Prof. Dr. Dr. h.c. Jörg Baetge, Dr. Boris Hippel
Rn. 42
Stand: EL 38 – ET: 01/2023
§ 264 Abs. 2 Satz 1 verlangt, dass der JA unter Beachtung der GoB ein den tatsächlichen Verhältnissen entsprechendes Bild von der Lage des UN gibt. Hierdurch wird klargestellt, dass die Generalnorm des § 264 Abs. 2 nicht an die Stelle des § 243 Abs. 1 tritt, der von allen Kaufleuten verlangt, dass die GoB beachtet werden. § 264 Abs. 2 gilt nicht anstelle, sondern parallel zu § 243 Abs. 1. Die Formulierung des § 264 Abs. 2 zeigt, dass auch unter Bezug auf die Generalnorm nicht gegen die GoB verstoßen werden darf. Ohne die Forderung in § 264 nach Beachtung der GoB hätte man die Generalnorm so auslegen können bzw. müssen, dass in Zweifelsfällen die Vermittlung des den tatsächlichen Verhältnissen entsprechenden Bilds von der Lage des UN als lex specialis für KapG gegenüber der Forderung nach Beachtung der GoB in der allg., für alle Kaufleute geltenden Vorschrift des § 243 vorrangig wäre.

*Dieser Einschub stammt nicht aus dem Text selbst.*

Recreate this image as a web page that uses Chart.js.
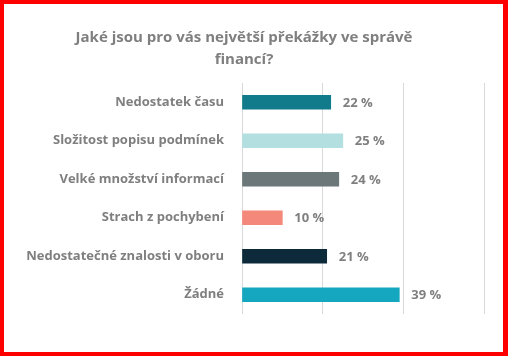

Die Forderung nach einem den tatsächlichen Verhältnissen entsprechenden Bild wird somit durch den Hinweis auf die Beachtung der GoB relativiert. Der JA braucht nicht absolut "true and fair" zu sein, denn die GoB sind ebenso wie die gesetzlichen Einzelvorschriften bei der Erstellung des JA auf jeden Fall zu beachten, d. h. auch dann, wenn das tatsächliche Bild durch Anwendung normierender GoB, z. B. des AHK-Prinzips, subjektiv verschlechtert wird (vgl. Funk (1985), S. 161f.; Schruff, WPg 1986, S. 181 (183)). Der Anwendungsbereich der Generalnorm wird durch den Hinweis auf die Beachtung der GoB eingeschränkt. Allerdings sind u. U. Erläuterungen im Anhang bzw. von Kleinst-KapG unter der Bilanz nach § 264 Abs. 2 Satz 2 bzw. Satz 4 erforderlich, wenn ein den tatsächlichen Verhältnissen entsprechendes Bild von der Lage des UN durch Bilanz, GuV und die gesetzlich vorgeschriebenen Einzelangaben im Anhang nicht vermittelt wird (vgl. HdR-E, HGB § 264, Rn. 47ff.).